Several phytochemicals displayed low bioavailability, such as 3,3’-diindolylmethane and curcumin [127,128,129,130]. Some technologies have been applied to increase the bioavailability of phytochemicals, which should improve the anti-gastric cancer action [131,132]. A study showed that 3,3’-diindolylmethane was microencapsulated in starch with d-α-tocopheryl acid succinate, phosphatidylcholine, and silica, which could enhance its bioavailability [127]. In addition, the pterostilbene was encapsulated in nanoemulsions containing carrier oil, which could increase its bioavailability [133]. Moreover, curcumin and genistein showed good solubility and stability after encapsulating within nanostructured lipid carriers [131]. Furthermore, the micellarization could enhance the bioaccessibility of isoflavonoid aglycones [134]. Generally, the bioavailability of phytochemicals can be increased by several methods, such as encapsulation in the nanostructured lipid carriers and micellarization.

6. Safety

Different from anticancer drugs, phytochemicals commonly have less toxicity, making them safer in the prevention and management of gastric cancer [83,135]. It has been reported that lentinan had low or zero toxicity, even at high doses [135]. In addition, the treatment of hispolon, which was isolated from a traditional medicinal mushroom, showed no adverse effects on human normal gastric cells [74]. In another in vivo study, no observable toxicity was found in rats with long-term exposure to 3,3’-diindolylmethane [136]. Furthermore, the extract of Hericium erinaceus exhibited anticancer activity against the xenograft model of NCI-87 gastric cancer cells without toxicity to the host [137]. However, some spices were found to have adverse effects. A study reported that piperine had reproductive toxicity in mice [133]. Additionally, turmeric and curcumin exhibited hepatotoxicity in mice [138].

Collectively, most experimental studies have suggested a lack or low level of toxicity of most phytochemicals. However, the toxicity and other adverse effects of some phytochemicals, such as allergic reactions, liver or kidney toxicity, have not been tested in humans. Therefore, it is necessary to determine the effective and safe doses of phytochemicals to prevent toxicity in human.

7. Conclusions

The effects of phytochemicals against gastric cancer have been extensively investigated. Numerous epidemiological studies have suggested that the consumption of natural dietary products such as fruits, vegetables, spices, isoflavone and quercetin is inversely related to the risk of gastric cancer. However, inconsistent results have also been reported in some cohort studies. Moreover, both in vitro and in vivo studies have revealed that some phytochemicals showed anti-gastric cancer activity by inhibiting cell proliferation, inducing apoptosis and autophagy, suppressing angiogenesis and metastasis, reducing Helicobacter pylori infection, and modulating the gut microbiota.
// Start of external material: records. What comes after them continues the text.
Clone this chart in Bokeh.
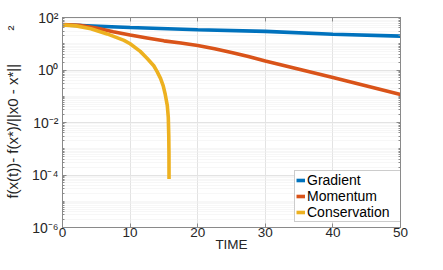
import math
from bokeh.plotting import figure
from bokeh.models import (FixedTicker, LinearAxis, LogAxis, CustomJSTickFormatter,
                          Legend, LegendItem)
from bokeh.embed import file_html
from bokeh.resources import INLINE

# ---- data ----
t_grad = [0, 10, 20, 30, 40, 50]
v_grad = [52.5, 41.7, 34.3, 29.5, 23.1, 19.5]

t_mom = [0, 2.5, 5, 7.5, 10, 12.5, 15, 17.5, 20, 22.5, 25, 27.5, 30, 35, 40, 45, 50]
v_mom = [53.7, 50.1, 39.8, 28.8, 21.4, 16.6, 12.9, 10.7, 8.51, 6.46, 4.68, 3.24,
         2.21, 1.07, 0.513, 0.245, 0.117]

t_con = [0, 2, 4.2, 6.6, 9.1, 10, 11.5, 12.5, 13.5, 14, 14.5, 14.9, 15.2, 15.5, 15.65,
         15.72, 15.75, 15.76]
v_con = [52.5, 47.9, 37.2, 23.7, 13.5, 10.0, 5.13, 2.82, 1.45, 0.87, 0.479, 0.25, 0.117,
         0.0447, 0.0158, 0.00316, 0.00063, 7.1e-5]

series_names = ["Gradient", "Momentum", "Conservation"]
series_colors = ["#0072BD", "#D95319", "#EDB120"]

x_ticks = [0, 10, 20, 30, 40, 50]
y_ticks = [1e-6, 1e-4, 1e-2, 1e0, 1e2]
y_minor = [m * 10.0 ** k for k in range(-6, 2) for m in range(1, 10)] + [1e2]

x_label = "TIME"
NB = "\u00a0"
y_label = NB * 5 + "f(x(t))- f(x*)/||x0 - x*||" + NB * 8 + "\u00b2"

FONT = "Liberation Sans"
AX = "#8a8a8a"

p = figure(width=427, height=254, x_range=(0, 50), y_range=(1e-6, 1e2),
           y_axis_type="log", output_backend="svg", toolbar_location=None,
           min_border_left=60, min_border_right=27, min_border_top=17,
           min_border_bottom=20)
p.background_fill_color = "white"
p.border_fill_color = "white"
p.outline_line_color = AX
p.outline_line_width = 1

renderers = []
for t, v, c in zip([t_grad, t_mom, t_con], [v_grad, v_mom, v_con], series_colors):
    r = p.line(t, v, line_color=c, line_width=3.6)
    renderers.append(r)

# axes
p.xaxis.ticker = FixedTicker(ticks=x_ticks)
p.yaxis.ticker = FixedTicker(ticks=y_ticks, minor_ticks=y_minor)
p.yaxis.formatter = CustomJSTickFormatter(code="""
const sup = {'-':'\u207b','0':'\u2070','1':'\u00b9','2':'\u00b2','3':'\u00b3','4':'\u2074','5':'\u2075','6':'\u2076','7':'\u2077','8':'\u2078','9':'\u2079'};
const e = Math.round(Math.log10(tick)).toString();
let s = '';
for (const ch of e) s += sup[ch];
return '10' + s;
""")
for ax in [p.xaxis[0], p.yaxis[0]]:
    ax.axis_line_color = AX
    ax.major_tick_line_color = AX
    ax.minor_tick_line_color = AX
    ax.major_tick_in = 4
    ax.major_tick_out = 0
    ax.minor_tick_in = 2
    ax.minor_tick_out = 0
    ax.major_label_text_font = FONT
    ax.major_label_text_color = "#262626"
    ax.axis_label_text_font = FONT
    ax.axis_label_text_font_style = "normal"
    ax.axis_label_text_color = "#262626"
p.xaxis.major_label_text_font_size = "13.5px"
p.yaxis.major_label_text_font_size = "14px"
p.xaxis.major_label_standoff = 0
p.yaxis.major_label_standoff = 4
p.xaxis.axis_label = x_label
p.xaxis.axis_label_text_font_size = "13.5px"
p.xaxis.axis_label_standoff = -3
p.yaxis.axis_label = y_label
p.yaxis.axis_label_text_font_size = "15px"
p.yaxis.axis_label_standoff = 8

top = LinearAxis(ticker=FixedTicker(ticks=x_ticks), major_label_text_font_size="1px",
                 major_label_text_color=None, major_label_standoff=0,
                 formatter=CustomJSTickFormatter(code="return ' ';"),
                 axis_line_color=AX, major_tick_line_color=AX, major_tick_in=4,
                 major_tick_out=0, minor_tick_line_color=None)
p.add_layout(top, "above")
right = LogAxis(ticker=FixedTicker(ticks=y_ticks, minor_ticks=y_minor),
                major_label_text_font_size="1px", major_label_text_color=None,
                major_label_standoff=0,
                formatter=CustomJSTickFormatter(code="return ' ';"),
                axis_line_color=AX,
                major_tick_line_color=AX, major_tick_in=4, major_tick_out=0,
                minor_tick_line_color=AX, minor_tick_in=2, minor_tick_out=0)
p.add_layout(right, "right")

# grids
p.xgrid.grid_line_color = "#e3e3e3"
p.ygrid.grid_line_color = "#e3e3e3"
p.ygrid.minor_grid_line_color = "#efefef"
p.ygrid.minor_grid_line_dash = "1 1"
p.xgrid.minor_grid_line_color = None

legend = Legend(items=[LegendItem(label=n, renderers=[r]) for n, r in zip(series_names, renderers)],
                location=(232, 5), label_text_font=FONT, label_text_font_size="14px",
                label_text_color="#000000", glyph_width=9, glyph_height=14,
                label_height=14, label_width=92, label_standoff=2, spacing=0,
                padding=1, margin=0,
                border_line_color="#999999", border_line_width=1,
                background_fill_color="white", background_fill_alpha=1)
p.add_layout(legend, "center")

open("out.html", "w").write(file_html(p, INLINE))
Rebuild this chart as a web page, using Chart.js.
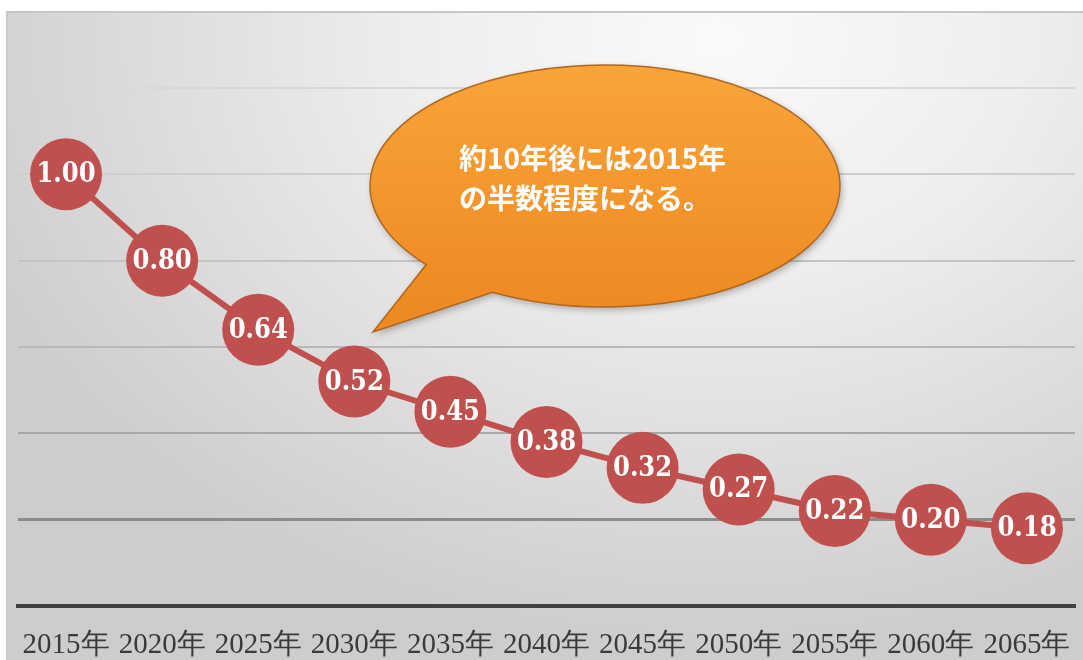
<!DOCTYPE html>
<html>
<head>
<meta charset="utf-8">
<script src="https://cdn.jsdelivr.net/npm/chart.js@4/dist/chart.umd.min.js"></script>
<style>
  html, body { margin: 0; padding: 0; background: #fff; }
  #wrap { position: relative; width: 1083px; height: 660px; overflow: hidden; }
  #bg {
    position: absolute; left: 6px; top: 11px; right: 0; bottom: 0;
    border-top: 2px solid #c6c6c6; border-left: 2px solid #cbcbcb;
    background: radial-gradient(ellipse 75% 95% at 66% 4%, #fafafa 0%, #eeeeee 38%, #dddddd 70%, #cdcdcd 100%);
  }
  #predictionChart { position: absolute; left: 0; top: 0; }
</style>
</head>
<body>
<div id="wrap">
  <div id="bg"></div>
  <canvas id="predictionChart" width="1083" height="660"></canvas>
</div>
<script>
// chart data
const years = ['2015年', '2020年', '2025年', '2030年', '2035年', '2040年', '2045年', '2050年', '2055年', '2060年', '2065年'];
const ratio = [1.00, 0.80, 0.64, 0.52, 0.45, 0.38, 0.32, 0.27, 0.22, 0.20, 0.18];
const calloutLines = ['約10年後には2015年', 'の半数程度になる。'];

const red = '#c0504d';

// grid gets a bit darker toward the bottom
function gridColor(ctx) {
    const v = Math.round(ctx.tick.value * 10) / 10;
    if (v === 0) return 'rgba(0,0,0,0)';
    if (v === 0.2) return '#8c8c8c';
    const shades = { 0.4: '#a8a8a8', 0.6: '#b8b8b8', 0.8: '#c4c4c4', 1: '#cecece', 1.2: '#d8d8d8' };
    return shades[v] || '#cccccc';
}

// white value text inside each circle
const valueLabels = {
    id: 'valueLabels',
    afterDatasetsDraw(chart) {
        const c = chart.ctx;
        const meta = chart.getDatasetMeta(0);
        c.save();
        c.fillStyle = '#ffffff';
        c.font = 'bold 27px "DejaVu Serif Condensed", "DejaVu Serif"';
        c.textAlign = 'center';
        c.textBaseline = 'middle';
        meta.data.forEach((pt, i) => {
            c.fillText(ratio[i].toFixed(2), pt.x, pt.y + 1);
        });
        c.restore();
    }
};

// orange speech bubble
const callout = {
    id: 'callout',
    afterDraw(chart) {
        const c = chart.ctx;
        const cx = 605, cy = 186, rx = 235, ry = 121;
        const a1 = 139.5 * Math.PI / 180, a2 = 118.6 * Math.PI / 180;
        c.save();
        c.beginPath();
        c.ellipse(cx, cy, rx, ry, 0, a1, a2 + Math.PI * 2, false);
        c.lineTo(373, 332);
        c.closePath();
        const g = c.createLinearGradient(0, cy - ry, 0, cy + ry);
        g.addColorStop(0, '#f9a43a');
        g.addColorStop(1, '#ee8a22');
        c.shadowColor = 'rgba(0,0,0,0.28)';
        c.shadowBlur = 7;
        c.shadowOffsetX = 2;
        c.shadowOffsetY = 3;
        c.fillStyle = g;
        c.fill();
        c.shadowColor = 'rgba(0,0,0,0)';
        c.strokeStyle = '#b0671f';
        c.lineWidth = 1.5;
        c.stroke();
        c.fillStyle = '#ffffff';
        c.font = 'bold 28px "Noto Sans CJK JP"';
        c.textAlign = 'left';
        c.textBaseline = 'middle';
        c.fillText(calloutLines[0], 459, 158);
        c.fillText(calloutLines[1], 459, 198);
        c.restore();
    }
};

const ctx = document.getElementById('predictionChart').getContext('2d');
const chart = new Chart(ctx, {
    type: 'line',
    data: {
        labels: years,
        datasets: [{
            data: ratio,
            borderColor: red,
            borderWidth: 6,
            pointRadius: 36,
            pointHoverRadius: 36,
            pointBorderWidth: 0,
            pointBackgroundColor: red,
            tension: 0,
            fill: false,
            clip: false
        }]
    },
    options: {
        responsive: false,
        animation: false,
        layout: { autoPadding: false, padding: { left: 18, right: 8, top: 88, bottom: 0 } },
        plugins: {
            legend: { display: false },
            tooltip: { enabled: false }
        },
        scales: {
            x: {
                offset: true,
                grid: { display: false, drawTicks: false },
                border: { color: '#404040', width: 4 },
                ticks: {
                    color: '#3a3a3a',
                    // tall line box pushes the labels down instead of tick padding
                    font: { family: '"Liberation Serif", serif', size: 29, lineHeight: 2.7 },
                    padding: 0,
                    maxRotation: 0,
                    autoSkip: false
                },
                afterFit: s => {
                    s.height = 54;
                    s.paddingLeft = 0;
                    s.paddingRight = 0;
                }
            },
            y: {
                min: 0,
                max: 1.2,
                ticks: { display: false, stepSize: 0.2 },
                grid: { color: gridColor, lineWidth: c => (Math.round(c.tick.value * 10) === 2 ? 3 : 2), drawTicks: false },
                border: { display: false },
                afterFit: s => { s.width = 0; }
            }
        }
    },
    plugins: [valueLabels, callout]
});
</script>
</body>
</html>
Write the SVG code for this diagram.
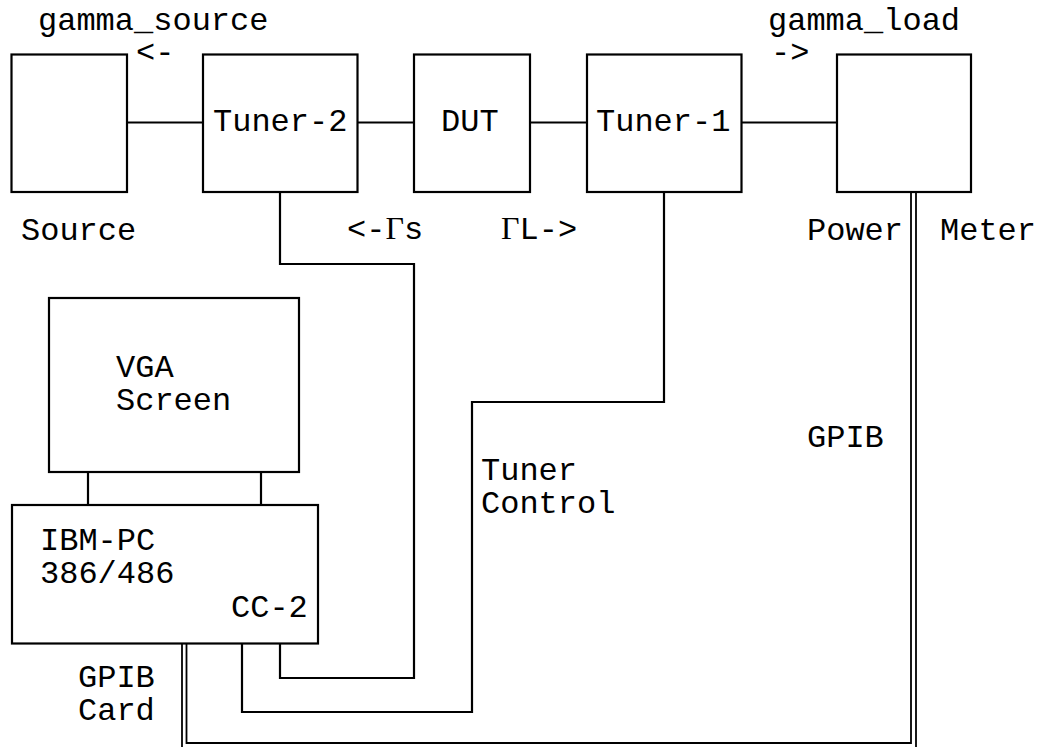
<svg xmlns="http://www.w3.org/2000/svg" width="1039" height="747" viewBox="0 0 1039 747">
<style>
.box{fill:none;stroke:#000;stroke-width:2.2}
.ln{fill:none;stroke:#000;stroke-width:2.2}
.dl{fill:none;stroke:#000;stroke-width:1.8}
text{font-family:"Liberation Mono","Courier New",monospace;font-size:32px;fill:#000}
.g{font-family:"Liberation Serif","Times New Roman",serif}
</style>
<rect width="1039" height="747" fill="#fff"/>
<g id="source"><rect class="box" x="11.5" y="54.5" width="115.5" height="137.5"/><text x="21" y="240">Source</text></g>
<g id="tuner2"><rect class="box" x="203" y="54.5" width="154.5" height="137.5"/><text x="213" y="131">Tuner-2</text></g>
<g id="dut"><rect class="box" x="414" y="54.5" width="116" height="137.5"/><text x="441" y="131">DUT</text></g>
<g id="tuner1"><rect class="box" x="587" y="54.5" width="154.5" height="137.5"/><text x="596" y="131">Tuner-1</text></g>
<g id="powermeter"><rect class="box" x="837" y="54.5" width="134" height="137.5"/><text x="807" y="240">Power</text><text x="940" y="240">Meter</text></g>
<g id="vga"><rect class="box" x="49" y="298" width="250" height="174"/><text x="116" y="377">VGA</text><text x="116" y="410">Screen</text></g>
<g id="pc"><rect class="box" x="12" y="505" width="306" height="138.5"/><text x="40" y="550">IBM-PC</text><text x="40" y="583">386/486</text><text x="231" y="617">CC-2</text></g>
<g id="labels">
<text x="38" y="30">gamma_source</text>
<text x="136" y="62">&lt;-</text>
<text x="768" y="30">gamma_load</text>
<text x="771" y="62">-&gt;</text>
<text x="347" y="239">&lt;-<tspan class="g">Γ</tspan>s</text>
<text x="501" y="239"><tspan class="g">Γ</tspan>L-&gt;</text>
<text x="807" y="447">GPIB</text>
<text x="481" y="480">Tuner</text>
<text x="481" y="513">Control</text>
<text x="78" y="687">GPIB</text>
<text x="78" y="720">Card</text>
</g>
<g id="connectors">
<line class="ln" x1="127" y1="122.5" x2="203" y2="122.5"/>
<line class="ln" x1="357.5" y1="122.5" x2="414" y2="122.5"/>
<line class="ln" x1="530" y1="122.5" x2="587" y2="122.5"/>
<line class="ln" x1="741.5" y1="122.5" x2="837" y2="122.5"/>
<line class="ln" x1="88" y1="472" x2="88" y2="505"/>
<line class="ln" x1="261" y1="472" x2="261" y2="505"/>
<polyline class="ln" points="280,192 280,264 414,264 414,678 280,678 280,643.5"/>
<polyline class="ln" points="664,192 664,402 472,402 472,712 242,712 242,643.5"/>
<polyline class="dl" points="911,192 911,743 186.5,743 186.5,643.5"/>
<polyline class="dl" points="916,192 916,750"/>
<polyline class="dl" points="182,643.5 182,750"/>
</g>
</svg>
In addition, phytochemicals enhanced the sensitivity to chemotherapy and had synergistic effects with anticancer drugs against gastric cancer. The clinical trials further verified the anticancer efficacy of several phytochemicals. However, the protective effects of natural products against gastric cancer by regulating gut microbiota have not yet been fully explored and understood. The effects of more natural products against gastric cancer should be evaluated, the phytochemicals should be isolated and identified, and the mechanisms of action should be elucidated. Furthermore, attention should be paid to the safety and bioavailability of phytochemicals. Overall, consumption of phytochemicals is a promising strategy for the prevention and management of gastric cancer, and the public is recommended to consume natural dietary products rich in diverse phytochemicals for the prevention of gastric cancer. These natural products could also be developed into functional foods and pharmaceuticals to prevent and treat gastric cancer.